Although we don't believe in timing the market or panicking over market movements, we do like to keep an eye on big changes -- just in case they're material to our investing thesis.

What: Shares of drug developer Sagent Pharmaceuticals (Nasdaq: SGNT) plummeted 23% on Thursday after its full-year guidance disappointed Wall Street.

So what: Sagent's second-quarter results managed to top estimates -- EPS loss of $0.17 on revenue of $42.7 million -- but downbeat sales guidance for 2012 is forcing analysts to cut their valuation estimates considerably. Management cited increased competitive pressure, supply constraints at a major partner, and delayed product launches for the downbeat outlook, triggering serious concerns over its growth going forward.

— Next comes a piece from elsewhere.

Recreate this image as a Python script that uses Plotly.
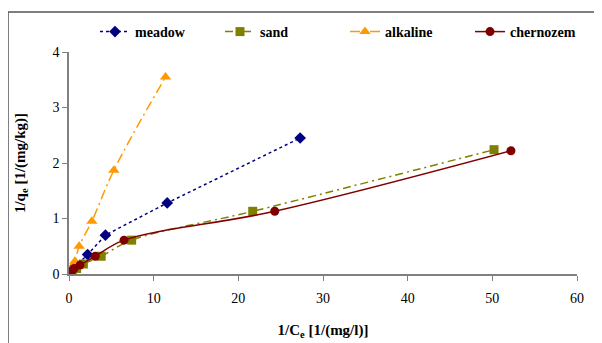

Now what: Management now sees full-year revenue of $180 million-$200 million, down significantly from its prior view of $200 million-$250 million and well below the analyst consensus of $221 million. "Despite having to revise our near-term expectations, we continue to be focused on the long term development of the business and remain committed to achieving our strategic initiatives and growth trajectory," Chairman and CEO Jeffrey Yordon reassured investors. Of course, when you add the new revenue uncertainty to Sagent's already-speculative nature, I'd be cautious about buying into that turnaround talk.